Re: notification problem

Posted: Thu Jul 04, 2013 12:59 am
by lafargeuser
Yes.

define contact{
contact_name remedy
use generic-contact
alias bmc
email [email protected]
service_notifications_enabled 1
host_notifications_enabled 1
service_notification_period 24x7
host_notification_period 24x7
service_notification_options c,w,r
host_notification_options d,u,r,n
}

Re: notification problem

Posted: Mon Jul 08, 2013 11:17 am
by abrist
It looks like this service was flapping, notifications will be disabled while it is flapping in order to reduce the flood of alerts that a flapping check can cause. If you want to be notified when it is flapping, add "f" to your notification options.

Code: Select all

f = send notifications when the host starts and stops flapping,

Re: notification problem

Posted: Tue Jul 16, 2013 7:37 am
by lafargeuser
Due to this I dont get recovery notification.

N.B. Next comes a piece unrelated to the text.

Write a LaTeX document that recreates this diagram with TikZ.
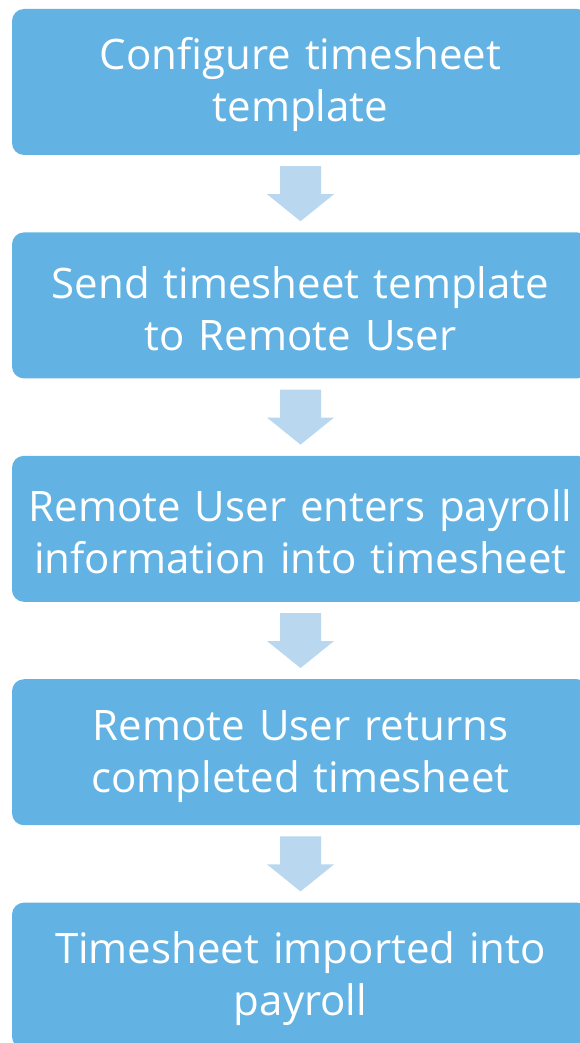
\documentclass[tikz,border=0pt]{standalone}
\usepackage{fontspec}
\setmainfont{Open Sans}
\usetikzlibrary{positioning}
\definecolor{stepblue}{HTML}{62B3E3}
\definecolor{arrowblue}{HTML}{B9D8F0}
\begin{document}
\begin{tikzpicture}[x=1pt, y=-1pt,
  stepbox/.style={fill=stepblue, rounded corners=12pt, inner sep=0pt,
    minimum width=577pt, minimum height=146pt, text width=560pt,
    align=center, text=white, font=\fontsize{42}{52}\selectfont,
    execute at begin node={\rule{0pt}{38pt}}},
  node distance=77pt]
 \useasboundingbox (0,0) rectangle (579,1043);
 \node[stepbox] (s1) at (300.5,82) {Configure timesheet\\template};
 \node[stepbox, below=of s1] (s2) {Send timesheet template\\to Remote User};
 \node[stepbox, below=of s2] (s3) {Remote User enters payroll\\information into timesheet};
 \node[stepbox, below=of s3] (s4) {Remote User returns\\completed timesheet};
 \node[stepbox, below=of s4] (s5) {Timesheet imported into\\payroll};
 % block arrows between the steps
 \foreach \a in {s1,s2,s3,s4}
   \fill[arrowblue] ([shift={(-20.5,11)}]\a.south) -- ([shift={(20.5,11)}]\a.south)
     -- ([shift={(20.5,39)}]\a.south) -- ([shift={(33.5,39)}]\a.south)
     -- ([shift={(0,66)}]\a.south) -- ([shift={(-33.5,39)}]\a.south)
     -- ([shift={(-20.5,39)}]\a.south) -- cycle;
\end{tikzpicture}
\end{document}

Basically, I have an Email integration of Nagios to Remedy (Service Desk tool) . If any critical alert comes ticket will raised in Remedy & recovery alert ticket will be autoclosed.
But due to service flapping,I am not able to get recovery Email notification. Because of that ticket is not getting auto closed.

Any solution for this ?

Re: notification problem

Posted: Tue Jul 16, 2013 10:23 am
by abrist

Re: notification problem

Posted: Wed Jul 17, 2013 1:22 am
by lafargeuser
Shall I disable the flap detection for this host ?

Re: notification problem

Posted: Wed Jul 17, 2013 10:33 am
by sreinhardt
You could, but this could lead to false positives and a lot of tickets. By adjusting the flapping levels instead, you can effectively still tell when it is actually having issues and when it may be flapping.

Re: notification problem

Posted: Thu Jul 18, 2013 1:22 am
by lafargeuser
By adjusting the flapping levels instead..

Actually, once in a week script runs on every saturday & at that point of time CPU spikes above threshold value.
I do get CPU Critical alerts. But when CPU coming in normal state, I should get OK alert which I am not getting. Due to that Ticket is not resolved.

Also, I increased threshold values of warning & critical alerts.

Re: notification problem

Posted: Thu Jul 18, 2013 11:30 am
by abrist
Is your contact set to be notified when a service enters a RECOVERY state?